For the copy, please give all of the data again exactly and leave the pictures out.

Plotting code records:
+ + + +

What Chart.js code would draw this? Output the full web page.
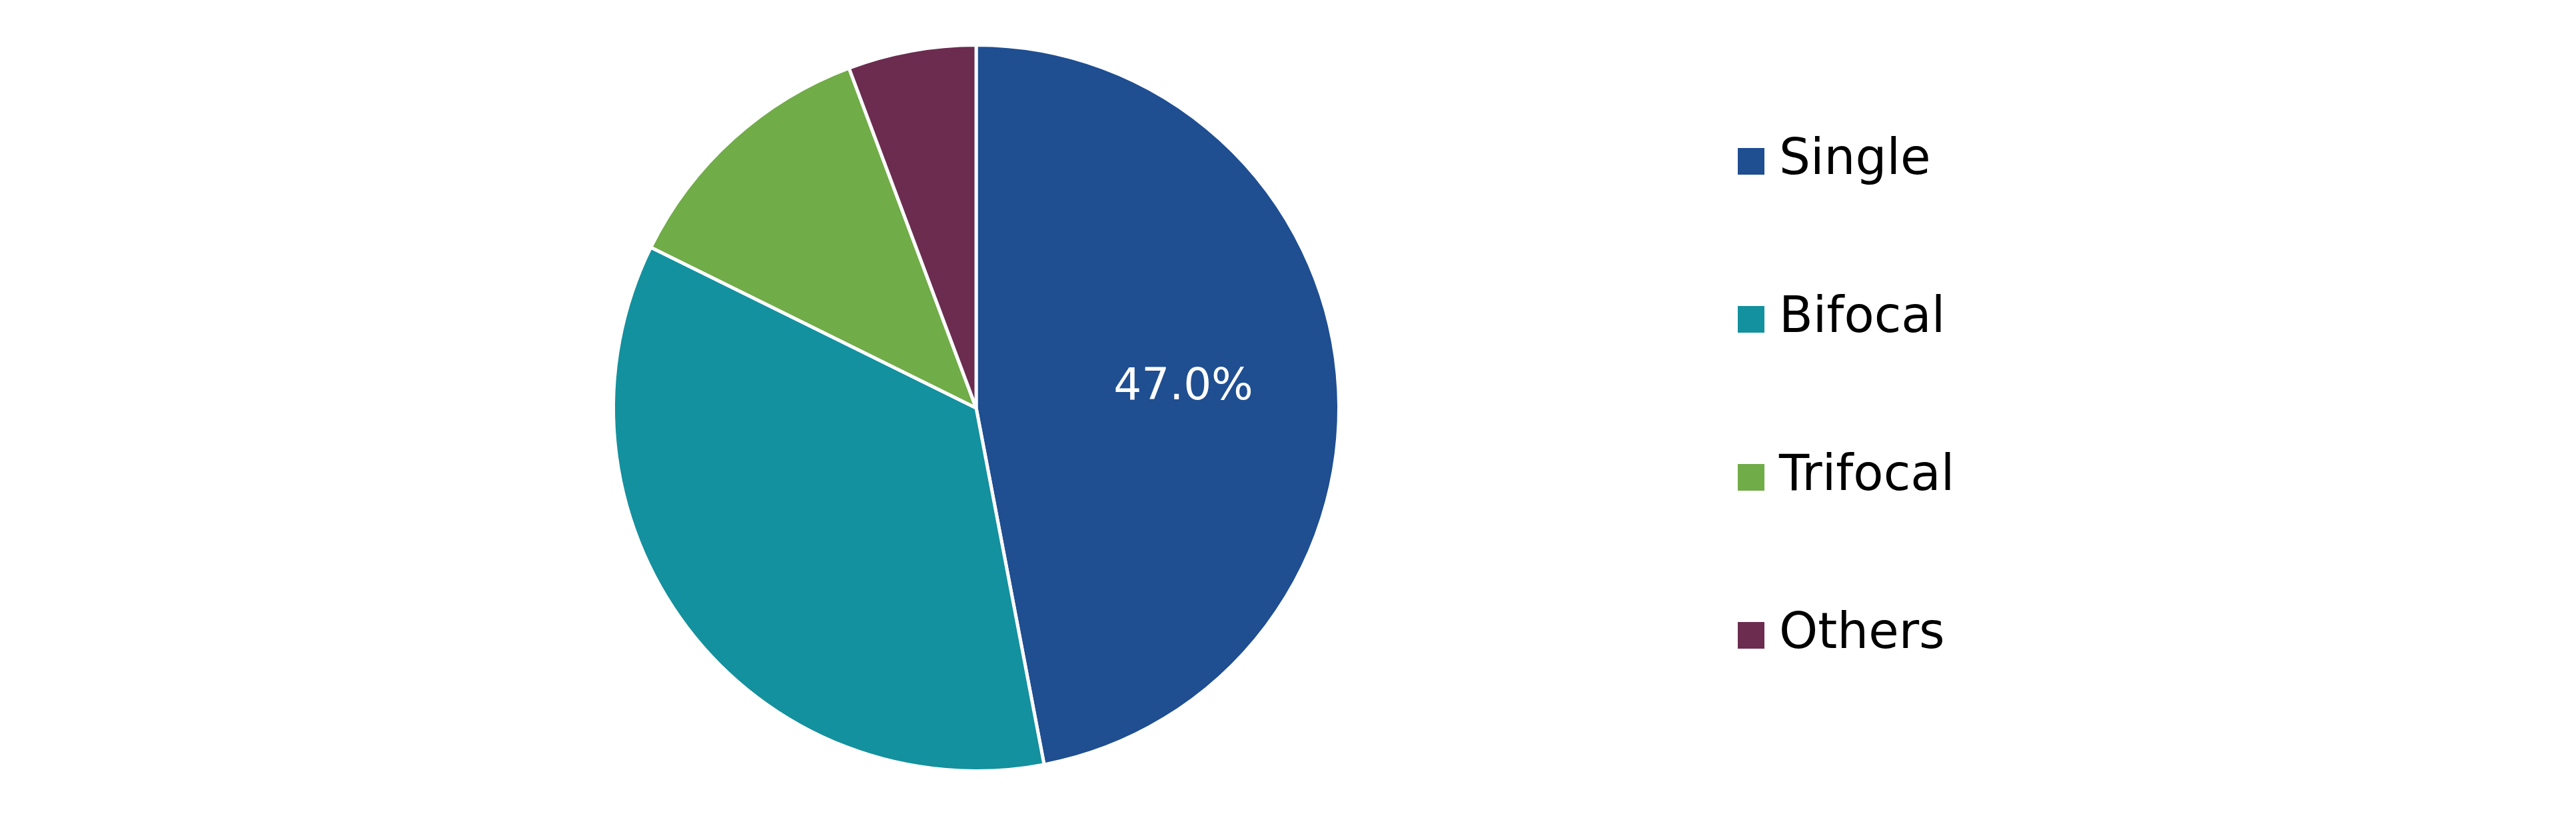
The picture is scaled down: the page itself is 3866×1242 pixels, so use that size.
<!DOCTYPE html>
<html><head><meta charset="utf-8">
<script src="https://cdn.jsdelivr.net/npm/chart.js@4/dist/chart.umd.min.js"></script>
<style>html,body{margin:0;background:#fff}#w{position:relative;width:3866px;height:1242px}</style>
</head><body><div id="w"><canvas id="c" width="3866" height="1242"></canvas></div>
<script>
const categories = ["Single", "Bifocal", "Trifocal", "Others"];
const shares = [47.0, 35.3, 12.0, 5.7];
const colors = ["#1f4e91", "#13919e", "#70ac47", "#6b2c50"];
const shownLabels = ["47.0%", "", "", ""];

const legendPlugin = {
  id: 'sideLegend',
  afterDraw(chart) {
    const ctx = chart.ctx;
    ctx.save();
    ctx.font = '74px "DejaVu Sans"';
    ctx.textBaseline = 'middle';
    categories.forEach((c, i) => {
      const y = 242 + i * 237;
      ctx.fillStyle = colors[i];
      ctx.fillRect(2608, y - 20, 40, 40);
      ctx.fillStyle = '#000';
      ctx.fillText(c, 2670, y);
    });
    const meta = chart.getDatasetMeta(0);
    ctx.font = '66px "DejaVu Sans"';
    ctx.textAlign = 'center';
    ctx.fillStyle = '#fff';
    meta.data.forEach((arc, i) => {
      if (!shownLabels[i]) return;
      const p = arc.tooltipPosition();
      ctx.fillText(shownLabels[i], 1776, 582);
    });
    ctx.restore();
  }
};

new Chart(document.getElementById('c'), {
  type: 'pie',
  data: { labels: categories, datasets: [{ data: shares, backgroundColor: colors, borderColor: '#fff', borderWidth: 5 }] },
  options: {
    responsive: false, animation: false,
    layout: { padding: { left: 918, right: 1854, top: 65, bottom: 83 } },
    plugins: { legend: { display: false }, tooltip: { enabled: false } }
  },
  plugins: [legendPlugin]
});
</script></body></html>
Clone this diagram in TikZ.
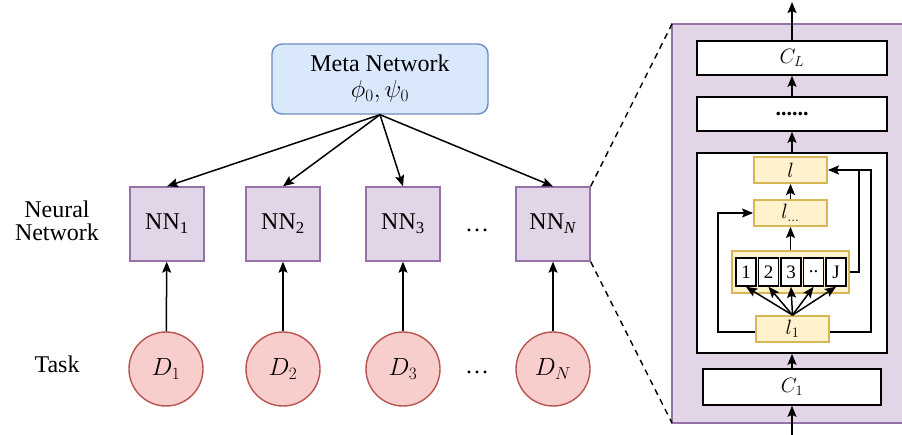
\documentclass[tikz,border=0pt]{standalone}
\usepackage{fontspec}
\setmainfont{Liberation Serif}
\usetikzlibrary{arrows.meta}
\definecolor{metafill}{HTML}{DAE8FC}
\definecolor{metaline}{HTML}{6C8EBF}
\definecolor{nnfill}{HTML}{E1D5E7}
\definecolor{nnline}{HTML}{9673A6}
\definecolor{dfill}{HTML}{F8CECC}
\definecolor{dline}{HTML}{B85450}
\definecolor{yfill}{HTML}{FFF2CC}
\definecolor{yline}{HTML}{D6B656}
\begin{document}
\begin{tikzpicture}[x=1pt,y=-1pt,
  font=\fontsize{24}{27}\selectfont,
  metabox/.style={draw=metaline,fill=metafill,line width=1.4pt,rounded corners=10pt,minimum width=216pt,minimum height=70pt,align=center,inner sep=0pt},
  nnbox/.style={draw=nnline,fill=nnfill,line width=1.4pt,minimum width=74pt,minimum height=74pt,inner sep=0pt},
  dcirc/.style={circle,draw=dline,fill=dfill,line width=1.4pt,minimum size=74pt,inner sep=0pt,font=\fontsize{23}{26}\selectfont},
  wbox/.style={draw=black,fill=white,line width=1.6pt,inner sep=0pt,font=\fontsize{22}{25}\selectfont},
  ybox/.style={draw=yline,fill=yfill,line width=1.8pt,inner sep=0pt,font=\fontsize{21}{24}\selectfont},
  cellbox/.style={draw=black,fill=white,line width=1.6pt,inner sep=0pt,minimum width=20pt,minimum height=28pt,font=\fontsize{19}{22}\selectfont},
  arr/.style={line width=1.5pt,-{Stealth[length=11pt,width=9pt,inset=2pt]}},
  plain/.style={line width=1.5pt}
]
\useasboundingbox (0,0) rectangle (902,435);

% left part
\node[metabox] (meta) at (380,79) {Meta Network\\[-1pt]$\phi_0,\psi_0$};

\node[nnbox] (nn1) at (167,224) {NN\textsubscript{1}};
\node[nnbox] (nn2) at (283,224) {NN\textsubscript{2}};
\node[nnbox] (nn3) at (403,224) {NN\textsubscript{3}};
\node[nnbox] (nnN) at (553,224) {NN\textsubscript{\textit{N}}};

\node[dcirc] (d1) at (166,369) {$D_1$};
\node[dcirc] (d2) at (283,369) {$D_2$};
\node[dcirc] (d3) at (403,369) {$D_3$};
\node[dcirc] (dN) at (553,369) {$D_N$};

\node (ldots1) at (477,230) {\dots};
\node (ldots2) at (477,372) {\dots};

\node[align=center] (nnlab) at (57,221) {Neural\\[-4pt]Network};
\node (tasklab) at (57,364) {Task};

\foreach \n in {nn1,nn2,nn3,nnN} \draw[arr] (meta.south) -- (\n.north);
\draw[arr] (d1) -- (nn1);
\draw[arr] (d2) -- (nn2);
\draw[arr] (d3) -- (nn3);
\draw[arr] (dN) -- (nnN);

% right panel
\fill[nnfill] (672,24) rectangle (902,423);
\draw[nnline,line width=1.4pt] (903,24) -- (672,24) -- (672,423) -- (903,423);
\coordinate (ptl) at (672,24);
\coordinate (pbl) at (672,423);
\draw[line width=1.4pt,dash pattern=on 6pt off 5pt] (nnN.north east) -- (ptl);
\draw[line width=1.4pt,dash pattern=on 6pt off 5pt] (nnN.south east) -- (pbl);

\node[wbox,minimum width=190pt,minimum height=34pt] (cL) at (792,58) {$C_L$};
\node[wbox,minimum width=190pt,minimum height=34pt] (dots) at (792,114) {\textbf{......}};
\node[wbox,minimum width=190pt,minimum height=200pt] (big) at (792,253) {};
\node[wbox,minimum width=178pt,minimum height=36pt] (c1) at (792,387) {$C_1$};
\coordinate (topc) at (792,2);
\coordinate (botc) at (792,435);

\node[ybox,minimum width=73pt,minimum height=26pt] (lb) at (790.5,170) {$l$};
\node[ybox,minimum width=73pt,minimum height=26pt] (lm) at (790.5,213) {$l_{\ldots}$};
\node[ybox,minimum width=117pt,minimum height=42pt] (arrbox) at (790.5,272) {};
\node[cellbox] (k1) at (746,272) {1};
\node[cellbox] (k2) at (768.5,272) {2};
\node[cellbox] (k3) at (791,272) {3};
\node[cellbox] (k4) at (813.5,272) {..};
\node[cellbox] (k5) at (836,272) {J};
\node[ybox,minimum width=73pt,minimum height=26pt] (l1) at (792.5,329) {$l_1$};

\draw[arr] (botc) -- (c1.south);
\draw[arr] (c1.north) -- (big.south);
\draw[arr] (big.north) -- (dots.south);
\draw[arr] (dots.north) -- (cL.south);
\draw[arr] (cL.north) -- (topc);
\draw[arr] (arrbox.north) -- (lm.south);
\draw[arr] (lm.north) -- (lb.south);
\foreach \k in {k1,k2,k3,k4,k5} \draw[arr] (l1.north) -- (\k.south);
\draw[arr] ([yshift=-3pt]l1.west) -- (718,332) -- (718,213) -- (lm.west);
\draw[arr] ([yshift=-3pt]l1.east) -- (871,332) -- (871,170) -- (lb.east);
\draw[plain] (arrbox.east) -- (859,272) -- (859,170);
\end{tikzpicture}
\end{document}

+ + + +

* **The reply**
What Chart.js code would draw this? Output the full web page.
The picture is scaled down: the page itself is 3866×1242 pixels, so use that size.
<!DOCTYPE html>
<html><head><meta charset="utf-8">
<script src="https://cdn.jsdelivr.net/npm/chart.js@4/dist/chart.umd.min.js"></script>
<style>html,body{margin:0;background:#fff}#w{position:relative;width:3866px;height:1242px}</style>
</head><body><div id="w"><canvas id="c" width="3866" height="1242"></canvas></div>
<script>
const categories = ["Single", "Bifocal", "Trifocal", "Others"];
const shares = [47.0, 35.3, 12.0, 5.7];
const colors = ["#1f4e91", "#13919e", "#70ac47", "#6b2c50"];
const shownLabels = ["47.0%", "", "", ""];

const legendPlugin = {
  id: 'sideLegend',
  afterDraw(chart) {
    const ctx = chart.ctx;
    ctx.save();
    ctx.font = '74px "DejaVu Sans"';
    ctx.textBaseline = 'middle';
    categories.forEach((c, i) => {
      const y = 242 + i * 237;
      ctx.fillStyle = colors[i];
      ctx.fillRect(2608, y - 20, 40, 40);
      ctx.fillStyle = '#000';
      ctx.fillText(c, 2670, y);
    });
    const meta = chart.getDatasetMeta(0);
    ctx.font = '66px "DejaVu Sans"';
    ctx.textAlign = 'center';
    ctx.fillStyle = '#fff';
    meta.data.forEach((arc, i) => {
      if (!shownLabels[i]) return;
      const p = arc.tooltipPosition();
      ctx.fillText(shownLabels[i], 1776, 582);
    });
    ctx.restore();
  }
};

new Chart(document.getElementById('c'), {
  type: 'pie',
  data: { labels: categories, datasets: [{ data: shares, backgroundColor: colors, borderColor: '#fff', borderWidth: 5 }] },
  options: {
    responsive: false, animation: false,
    layout: { padding: { left: 918, right: 1854, top: 65, bottom: 83 } },
    plugins: { legend: { display: false }, tooltip: { enabled: false } }
  },
  plugins: [legendPlugin]
});
</script></body></html>
Clone this diagram in TikZ.
\documentclass[tikz,border=0pt]{standalone}
\usepackage{fontspec}
\setmainfont{Liberation Serif}
\usetikzlibrary{arrows.meta}
\definecolor{metafill}{HTML}{DAE8FC}
\definecolor{metaline}{HTML}{6C8EBF}
\definecolor{nnfill}{HTML}{E1D5E7}
\definecolor{nnline}{HTML}{9673A6}
\definecolor{dfill}{HTML}{F8CECC}
\definecolor{dline}{HTML}{B85450}
\definecolor{yfill}{HTML}{FFF2CC}
\definecolor{yline}{HTML}{D6B656}
\begin{document}
\begin{tikzpicture}[x=1pt,y=-1pt,
  font=\fontsize{24}{27}\selectfont,
  metabox/.style={draw=metaline,fill=metafill,line width=1.4pt,rounded corners=10pt,minimum width=216pt,minimum height=70pt,align=center,inner sep=0pt},
  nnbox/.style={draw=nnline,fill=nnfill,line width=1.4pt,minimum width=74pt,minimum height=74pt,inner sep=0pt},
  dcirc/.style={circle,draw=dline,fill=dfill,line width=1.4pt,minimum size=74pt,inner sep=0pt,font=\fontsize{23}{26}\selectfont},
  wbox/.style={draw=black,fill=white,line width=1.6pt,inner sep=0pt,font=\fontsize{22}{25}\selectfont},
  ybox/.style={draw=yline,fill=yfill,line width=1.8pt,inner sep=0pt,font=\fontsize{21}{24}\selectfont},
  cellbox/.style={draw=black,fill=white,line width=1.6pt,inner sep=0pt,minimum width=20pt,minimum height=28pt,font=\fontsize{19}{22}\selectfont},
  arr/.style={line width=1.5pt,-{Stealth[length=11pt,width=9pt,inset=2pt]}},
  plain/.style={line width=1.5pt}
]
\useasboundingbox (0,0) rectangle (902,435);

% left part
\node[metabox] (meta) at (380,79) {Meta Network\\[-1pt]$\phi_0,\psi_0$};

\node[nnbox] (nn1) at (167,224) {NN\textsubscript{1}};
\node[nnbox] (nn2) at (283,224) {NN\textsubscript{2}};
\node[nnbox] (nn3) at (403,224) {NN\textsubscript{3}};
\node[nnbox] (nnN) at (553,224) {NN\textsubscript{\textit{N}}};

\node[dcirc] (d1) at (166,369) {$D_1$};
\node[dcirc] (d2) at (283,369) {$D_2$};
\node[dcirc] (d3) at (403,369) {$D_3$};
\node[dcirc] (dN) at (553,369) {$D_N$};

\node (ldots1) at (477,230) {\dots};
\node (ldots2) at (477,372) {\dots};

\node[align=center] (nnlab) at (57,221) {Neural\\[-4pt]Network};
\node (tasklab) at (57,364) {Task};

\foreach \n in {nn1,nn2,nn3,nnN} \draw[arr] (meta.south) -- (\n.north);
\draw[arr] (d1) -- (nn1);
\draw[arr] (d2) -- (nn2);
\draw[arr] (d3) -- (nn3);
\draw[arr] (dN) -- (nnN);

% right panel
\fill[nnfill] (672,24) rectangle (902,423);
\draw[nnline,line width=1.4pt] (903,24) -- (672,24) -- (672,423) -- (903,423);
\coordinate (ptl) at (672,24);
\coordinate (pbl) at (672,423);
\draw[line width=1.4pt,dash pattern=on 6pt off 5pt] (nnN.north east) -- (ptl);
\draw[line width=1.4pt,dash pattern=on 6pt off 5pt] (nnN.south east) -- (pbl);

\node[wbox,minimum width=190pt,minimum height=34pt] (cL) at (792,58) {$C_L$};
\node[wbox,minimum width=190pt,minimum height=34pt] (dots) at (792,114) {\textbf{......}};
\node[wbox,minimum width=190pt,minimum height=200pt] (big) at (792,253) {};
\node[wbox,minimum width=178pt,minimum height=36pt] (c1) at (792,387) {$C_1$};
\coordinate (topc) at (792,2);
\coordinate (botc) at (792,435);

\node[ybox,minimum width=73pt,minimum height=26pt] (lb) at (790.5,170) {$l$};
\node[ybox,minimum width=73pt,minimum height=26pt] (lm) at (790.5,213) {$l_{\ldots}$};
\node[ybox,minimum width=117pt,minimum height=42pt] (arrbox) at (790.5,272) {};
\node[cellbox] (k1) at (746,272) {1};
\node[cellbox] (k2) at (768.5,272) {2};
\node[cellbox] (k3) at (791,272) {3};
\node[cellbox] (k4) at (813.5,272) {..};
\node[cellbox] (k5) at (836,272) {J};
\node[ybox,minimum width=73pt,minimum height=26pt] (l1) at (792.5,329) {$l_1$};

\draw[arr] (botc) -- (c1.south);
\draw[arr] (c1.north) -- (big.south);
\draw[arr] (big.north) -- (dots.south);
\draw[arr] (dots.north) -- (cL.south);
\draw[arr] (cL.north) -- (topc);
\draw[arr] (arrbox.north) -- (lm.south);
\draw[arr] (lm.north) -- (lb.south);
\foreach \k in {k1,k2,k3,k4,k5} \draw[arr] (l1.north) -- (\k.south);
\draw[arr] ([yshift=-3pt]l1.west) -- (718,332) -- (718,213) -- (lm.west);
\draw[arr] ([yshift=-3pt]l1.east) -- (871,332) -- (871,170) -- (lb.east);
\draw[plain] (arrbox.east) -- (859,272) -- (859,170);
\end{tikzpicture}
\end{document}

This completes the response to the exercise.